Saturday, 28 August 2010

My Dad's Stamp Collection


My dad had a stamp collection. I knew that from when I was little. I used to climb into the huge G-plan wardrobe in their bedroom and leaf through it. I collected stamps myself, but this was a glory in comparison, full of animals and countries that I'd never heard of, moon landings and huge beautiful stamps in their own mini sheets.
I have no idea what role this collection played in dad's life, if collection is even the right word for it. It consists of one album filled with colourful stamps in small sets, lots of animals and flora and fauna, but there are other subjects dotted throughout. It doesn't make much sense and to my adult eyes it looks a bit like an album that someone else has put together to appeal to a lazy collector. I'm probably wrong though. Dad's little brother, Reg, collected butterflies and arranged them in cases - this stamp album is similar.

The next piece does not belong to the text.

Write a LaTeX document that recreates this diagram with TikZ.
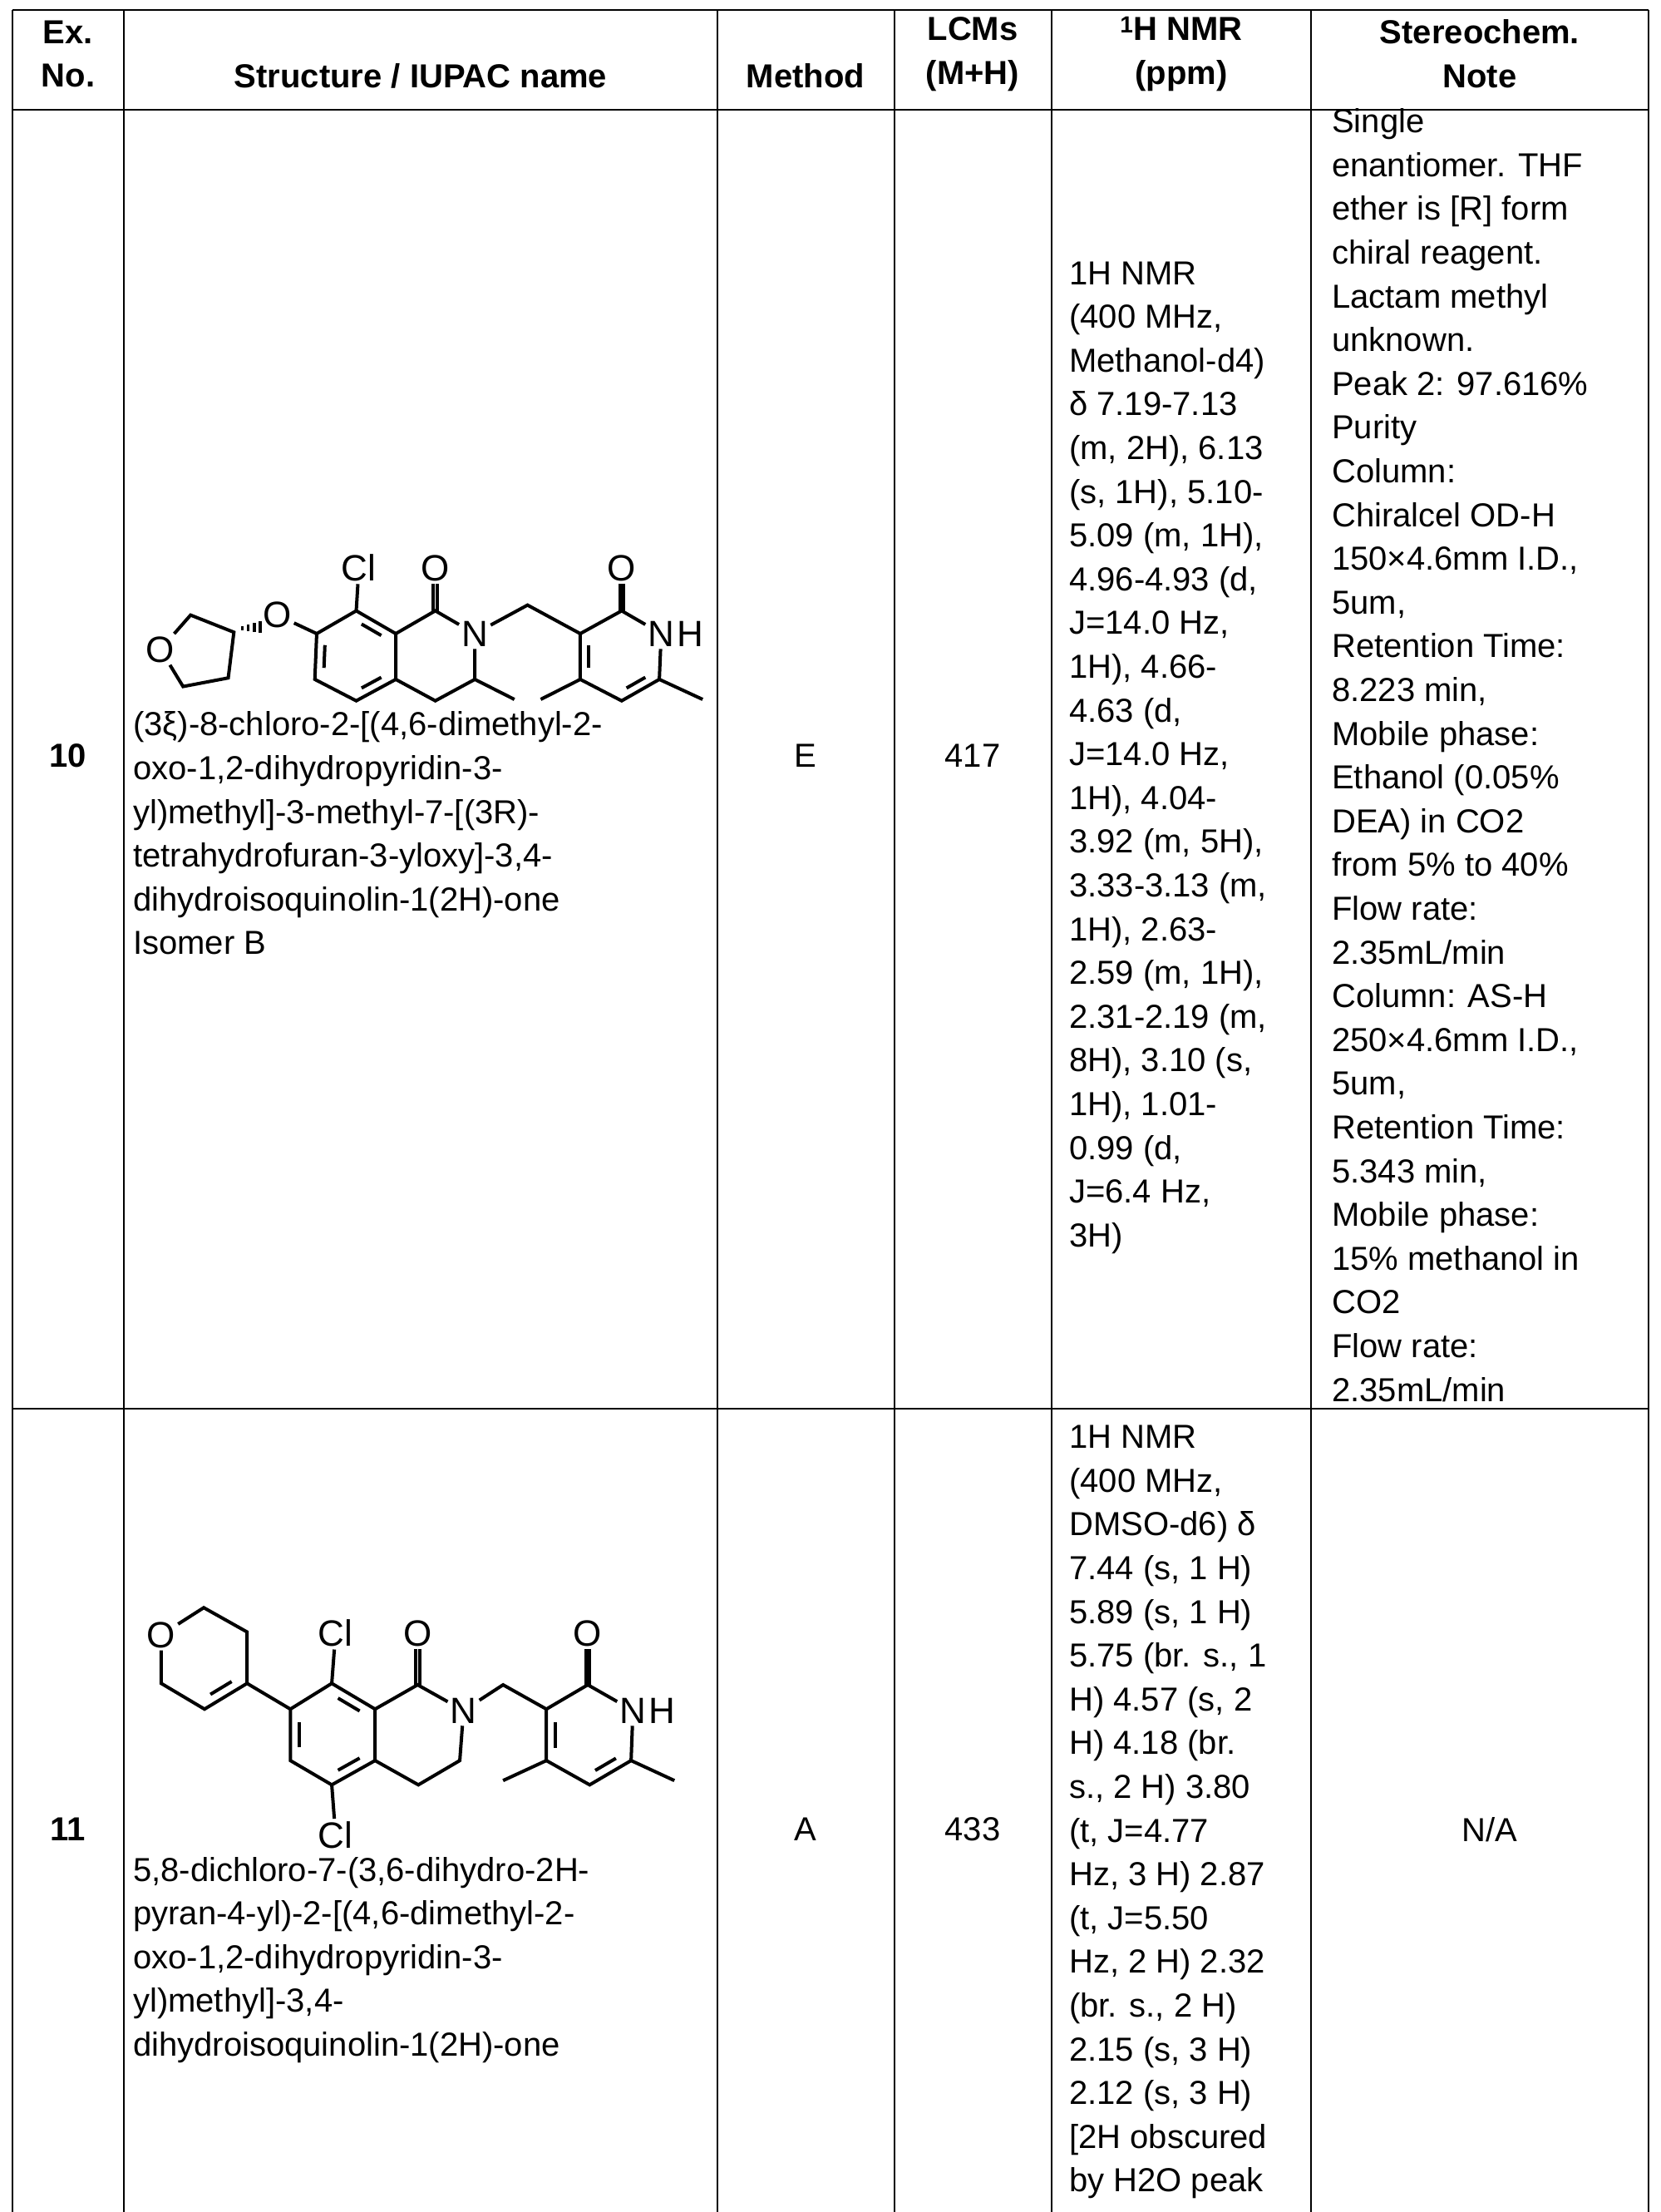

Alongside this strange album was a big bundle of loose bits and pieces. This to me was always the glory of the collection. Unsorted and unmounted, it seemed to just be the accumulation of someone who could see the beauty and historic value of these stamps, but who never had any interest in doing anything with them. It's clear that as a journalist, dad had access to various sources of stamps and picked them up over the years. The moon landing is much represented: these were the stamps that I fell in love with as a child. But a lot of other stuff found it's way in over the years. The launch of a nuclear powered ship, there's a stamp for that. Independence for the Seychelles, issue a stamp. Postal strike? Fleet St cartoonists design stamps for colleagues who set up their own postal service. Marius collects them.
Then, years ago, he gave the collection to my baby son. A typical act of generosity from him, but also the action of someone who really has no interest whatsoever in the subject any more. Luckily, neither has my son, so I've appropriated the lot for the time being. If he ever takes up stamps, it's his. Until then I no longer have to climb into a cupboard to leaf through this.